Como quer ser lembrado?

Como o Douglas que fez história como primeiro homossexual no vôlei que conseguiu jogar em alto nível. Quero ser um espelho de pessoas fora do padrão. Eu sou fora do padrão. Sou também extremamente margo e isso assusta no nosso meio. Se eu, um garotinho magrinho, pequeninho do interior de São Paulo conseguiu, você também vai conseguir. É assim que eu quero ser lembrado.

“Magrinho”

Eu odeio que me chamem de “Magrinho” (rs). Eu até falei com um narrador na época que a gente se encontrou na abertura da Superliga ano passado (Sérgio Maurício) e falei que não gosto. A pessoa depois do jogo me chama para tirar foto e me chama de “Magrinho” e não gosto (rs).
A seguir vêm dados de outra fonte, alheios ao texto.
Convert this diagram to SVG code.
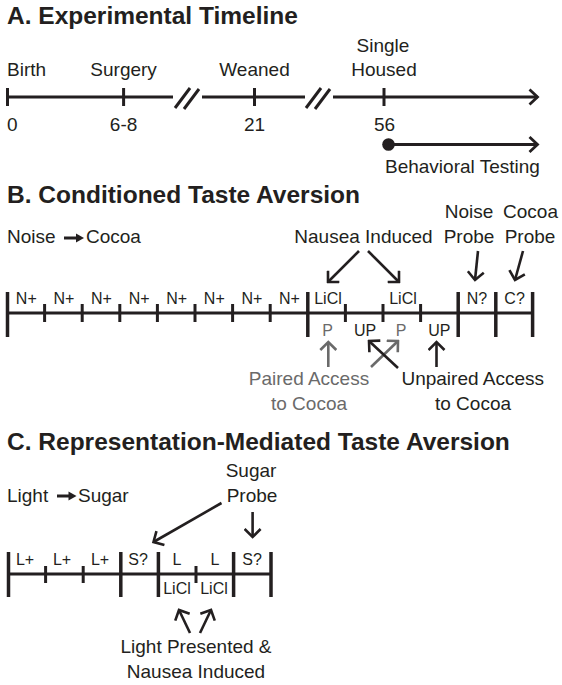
<svg xmlns="http://www.w3.org/2000/svg" width="562" height="685" viewBox="0 0 562 685">
<style>
text{font-family:"Liberation Sans",Arial,sans-serif;fill:#231f20}
.t{font-size:24.5px;font-weight:bold}
.l{font-size:19px}
.c{font-size:16px}
.m{text-anchor:middle}
.g{fill:#6a6a6a}
.ln{stroke:#231f20;stroke-width:3;fill:none}
.tk{stroke:#231f20;stroke-width:3;fill:none}
.bt{stroke:#231f20;stroke-width:3.5;fill:none}
.ar{stroke:#231f20;stroke-width:2.6;fill:none;marker-end:url(#chev)}
.ag{stroke:#6a6a6a;stroke-width:2.6;fill:none;marker-end:url(#chevg)}
.tl{stroke:#231f20;stroke-width:3;fill:none;marker-end:url(#chevt)}
</style>
<defs>
<marker id="chev" viewBox="0 0 12 18" refX="10" refY="9" markerWidth="12" markerHeight="18" markerUnits="userSpaceOnUse" orient="auto"><path d="M2,1 L10,9 L2,17" fill="none" stroke="#231f20" stroke-width="2.6"/></marker>
<marker id="chevg" viewBox="0 0 12 18" refX="10" refY="9" markerWidth="12" markerHeight="18" markerUnits="userSpaceOnUse" orient="auto"><path d="M2,1 L10,9 L2,17" fill="none" stroke="#6a6a6a" stroke-width="2.6"/></marker>
<marker id="chevt" viewBox="0 0 12 18" refX="10" refY="9" markerWidth="12" markerHeight="18" markerUnits="userSpaceOnUse" orient="auto"><path d="M2,1.5 L10,9 L2,16.5" fill="none" stroke="#231f20" stroke-width="2.8"/></marker>
</defs>
<rect width="562" height="685" fill="#fff"/>

<!-- Section A -->
<g id="section-a">
<text class="t" x="7" y="23.5">A. Experimental Timeline</text>
<g id="a-timeline">
<line class="ln" x1="7" y1="97" x2="173" y2="97"/>
<line class="ln" x1="202" y1="97" x2="305" y2="97"/>
<line class="tl" x1="333" y1="97" x2="537.5" y2="97"/>
<line class="ln" x1="175" y1="108" x2="190" y2="88"/>
<line class="ln" x1="184" y1="109" x2="199" y2="89"/>
<line class="ln" x1="306" y1="108" x2="321" y2="88"/>
<line class="ln" x1="315" y1="109" x2="330" y2="89"/>
</g>
<g id="a-birth"><line class="tk" x1="7.5" y1="88" x2="7.5" y2="106"/><text class="l" x="7" y="76">Birth</text><text class="l" x="7" y="131">0</text></g>
<g id="a-surgery"><line class="tk" x1="123.6" y1="88" x2="123.6" y2="106"/><text class="l m" x="123.6" y="76">Surgery</text><text class="l m" x="123.6" y="131">6-8</text></g>
<g id="a-weaned"><line class="tk" x1="254.5" y1="88" x2="254.5" y2="106"/><text class="l m" x="254.5" y="76">Weaned</text><text class="l m" x="254.5" y="131">21</text></g>
<g id="a-housed"><line class="tk" x1="384" y1="88" x2="384" y2="106"/><text class="l m" x="383" y="52">Single</text><text class="l m" x="384" y="76">Housed</text><text class="l m" x="384.5" y="131">56</text></g>
<g id="a-testing"><circle cx="388.5" cy="144.5" r="6.3" fill="#231f20"/><line class="tl" x1="388.5" y1="144.5" x2="537.5" y2="144.5"/><text class="l" x="385" y="173">Behavioral Testing</text></g>
</g>

<!-- Section B -->
<g id="section-b">
<text class="t" x="7" y="203">B. Conditioned Taste Aversion</text>
<g id="b-pairing"><text class="l" x="7" y="243">Noise</text><line x1="64" y1="238" x2="77" y2="238" stroke="#231f20" stroke-width="3"/><polygon points="76,233.5 84,238 76,242.5" fill="#231f20"/><text class="l" x="86" y="243">Cocoa</text></g>
<g id="b-timeline">
<line class="ln" x1="7" y1="313" x2="533.4" y2="313"/>
<line class="bt" x1="7.5" y1="292" x2="7.5" y2="337"/>
<line class="tk" x1="44.6" y1="304" x2="44.6" y2="322"/>
<line class="tk" x1="82.2" y1="304" x2="82.2" y2="322"/>
<line class="tk" x1="119.8" y1="304" x2="119.8" y2="322"/>
<line class="tk" x1="157.4" y1="304" x2="157.4" y2="322"/>
<line class="tk" x1="195" y1="304" x2="195" y2="322"/>
<line class="tk" x1="232.6" y1="304" x2="232.6" y2="322"/>
<line class="tk" x1="270.2" y1="304" x2="270.2" y2="322"/>
<line class="bt" x1="307.8" y1="292" x2="307.8" y2="337"/>
<line class="tk" x1="345.4" y1="304" x2="345.4" y2="322"/>
<line class="tk" x1="383" y1="304" x2="383" y2="322"/>
<line class="tk" x1="420.6" y1="304" x2="420.6" y2="322"/>
<line class="bt" x1="458.2" y1="292" x2="458.2" y2="337"/>
<line class="bt" x1="495.8" y1="292" x2="495.8" y2="337"/>
<line class="bt" x1="532.6" y1="292" x2="532.6" y2="337"/>
</g>
<g id="b-labels">
<text class="c m" x="26.3" y="304">N+</text>
<text class="c m" x="63.9" y="304">N+</text>
<text class="c m" x="101.5" y="304">N+</text>
<text class="c m" x="139.1" y="304">N+</text>
<text class="c m" x="176.7" y="304">N+</text>
<text class="c m" x="214.3" y="304">N+</text>
<text class="c m" x="251.9" y="304">N+</text>
<text class="c m" x="289.5" y="304">N+</text>
<text class="c m" x="328" y="304">LiCl</text>
<text class="c m" x="403" y="304">LiCl</text>
<text class="c m" x="477" y="304">N?</text>
<text class="c m" x="514.6" y="304">C?</text>
<text class="c m g" x="327.5" y="336">P</text>
<text class="c m" x="365" y="336">UP</text>
<text class="c m g" x="401" y="336">P</text>
<text class="c m" x="439.4" y="336">UP</text>
</g>
<g id="b-nausea"><text class="l m" x="363.5" y="243">Nausea Induced</text></g>
<g id="b-noise-probe"><text class="l m" x="469" y="218">Noise</text><text class="l m" x="469" y="243">Probe</text></g>
<g id="b-cocoa-probe"><text class="l m" x="530.5" y="218">Cocoa</text><text class="l m" x="530" y="243">Probe</text></g>
<g id="b-paired"><text class="l m g" x="309" y="385">Paired Access</text><text class="l m g" x="309" y="410">to Cocoa</text></g>
<g id="b-unpaired"><text class="l m" x="472.7" y="385">Unpaired Access</text><text class="l m" x="473" y="410">to Cocoa</text></g>
</g>

<!-- Section C -->
<g id="section-c">
<text class="t" x="7" y="450">C. Representation-Mediated Taste Aversion</text>
<g id="c-pairing"><text class="l" x="7" y="502">Light</text><line x1="57" y1="496" x2="70" y2="496" stroke="#231f20" stroke-width="3"/><polygon points="68.5,491.5 76.5,496 68.5,500.5" fill="#231f20"/><text class="l" x="78" y="502">Sugar</text></g>
<g id="c-timeline">
<line class="ln" x1="8" y1="574" x2="271.2" y2="574"/>
<line class="bt" x1="8.5" y1="552" x2="8.5" y2="597"/>
<line class="tk" x1="45.6" y1="566" x2="45.6" y2="583"/>
<line class="tk" x1="83.2" y1="566" x2="83.2" y2="583"/>
<line class="bt" x1="120.8" y1="552" x2="120.8" y2="597"/>
<line class="bt" x1="158.4" y1="552" x2="158.4" y2="597"/>
<line class="tk" x1="196" y1="566" x2="196" y2="583"/>
<line class="bt" x1="233.6" y1="552" x2="233.6" y2="597"/>
<line class="bt" x1="271" y1="552" x2="271" y2="597"/>
</g>
<g id="c-labels">
<text class="c m" x="25" y="565">L+</text>
<text class="c m" x="62" y="565">L+</text>
<text class="c m" x="100" y="565">L+</text>
<text class="c m" x="138" y="565">S?</text>
<text class="c m" x="177" y="565">L</text>
<text class="c m" x="215" y="565">L</text>
<text class="c m" x="252" y="565">S?</text>
<text class="c m" x="177" y="594">LiCl</text>
<text class="c m" x="214" y="594">LiCl</text>
</g>
<g id="c-sugar-probe"><text class="l m" x="251" y="477">Sugar</text><text class="l m" x="252" y="502">Probe</text></g>
<g id="c-light-nausea"><text class="l m" x="196" y="653">Light Presented &amp;</text><text class="l m" x="196" y="678">Nausea Induced</text></g>
</g>

<!-- Connectors -->
<g id="connectors">
<line class="ar" x1="359" y1="251" x2="328" y2="282"/>
<line class="ar" x1="368" y1="251" x2="399" y2="282"/>
<line class="ar" x1="478" y1="251" x2="475" y2="280"/>
<line class="ar" x1="523" y1="251" x2="515" y2="280"/>
<line class="ag" x1="328.3" y1="367" x2="328.3" y2="342"/>
<line class="ag" x1="371" y1="367" x2="398" y2="341"/>
<line class="ar" x1="398" y1="368" x2="369" y2="341"/>
<line class="ar" x1="436.5" y1="367" x2="436.5" y2="342"/>
<line class="ar" x1="221.5" y1="503" x2="153.5" y2="542"/>
<line class="ar" x1="252.6" y1="512" x2="252.6" y2="537"/>
<line class="ar" x1="190" y1="633" x2="179" y2="610"/>
<line class="ar" x1="200" y1="633" x2="211" y2="610"/>
</g>
</svg>
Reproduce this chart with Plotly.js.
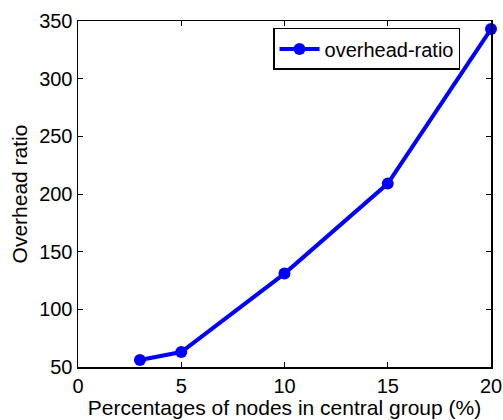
<!DOCTYPE html>
<html>
<head>
<meta charset="utf-8">
<script src="https://cdn.plot.ly/plotly-3.0.1.min.js"></script>
<style>html,body{margin:0;padding:0;background:#fff}#chart{width:503px;height:420px}</style>
</head>
<body>
<div id="chart"></div>
<script>
var xValues = [3, 5, 10, 15, 20];
var overheadRatio = [56, 63, 131, 209, 343];
var xTicks = [0, 5, 10, 15, 20];
var yTicks = [50, 100, 150, 200, 250, 300, 350];

var font = "Liberation Sans, Arial, sans-serif";
var trace = {
  x: xValues, y: overheadRatio, type: 'scatter', mode: 'lines+markers',
  name: 'overhead-ratio',
  line: {color: '#0000ff', width: 4},
  marker: {color: '#0000ff', size: 12, symbol: 'circle'},
  cliponaxis: false
};
var axisCommon = {
  showline: true, linecolor: '#000', linewidth: 1.5, mirror: 'ticks',
  ticks: 'inside', ticklen: 5, tickcolor: '#000', tickwidth: 1,
  showgrid: false, zeroline: false,
  tickfont: {family: font, size: 20, color: '#000'}
};
var layout = {
  width: 503, height: 420,
  margin: {l: 78, r: 12, t: 21, b: 53},
  paper_bgcolor: '#fff', plot_bgcolor: '#fff',
  font: {family: font, color: '#000'},
  xaxis: Object.assign({}, axisCommon, {
    range: [0, 20], tickvals: xTicks, ticktext: xTicks.map(String),
    title: {text: 'Percentages of nodes in central group (%)', font: {family: font, size: 21, color: '#000'}, standoff: 2}
  }),
  yaxis: Object.assign({}, axisCommon, {
    range: [50, 350], tickvals: yTicks, ticktext: yTicks.map(String),
    title: {text: 'Overhead ratio', font: {family: font, size: 21, color: '#000'}, standoff: 6}
  }),
  showlegend: true,
  legend: {
    x: 0.925, y: 0.98, xanchor: 'right', yanchor: 'top',
    bgcolor: '#fff', bordercolor: '#000', borderwidth: 1.5,
    font: {family: font, size: 20, color: '#000'},
    itemwidth: 40
  }
};
Plotly.newPlot('chart', [trace], layout, {displayModeBar: false, staticPlot: true});
</script>
</body>
</html>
Não gosto que chamem as pessoas pelas características dela, tipo, olha aquele “narigudo”. As pessoas do time me chamam muito de “Douglinhas” e a família me chama de “Dô” só.
Futuro

Sem sombra de dúvidas eu quero muito ser bicampeão olímpico e depois disso sinceramente, não sei, só quero viver um dia após do outro. Quero de repente seguir em Taubaté, construir a minha família…

O que espera do Taubaté em 2020/21

Espero pódio. O time ainda está se estruturando. É uma questão de treinar, de entrosar e ver como funcionará a nossa sinergia. Até então estou bem confiante, a gente vê aí pelas notícias que as peças que estão chegando vão deixar o time muito bem encaminhado.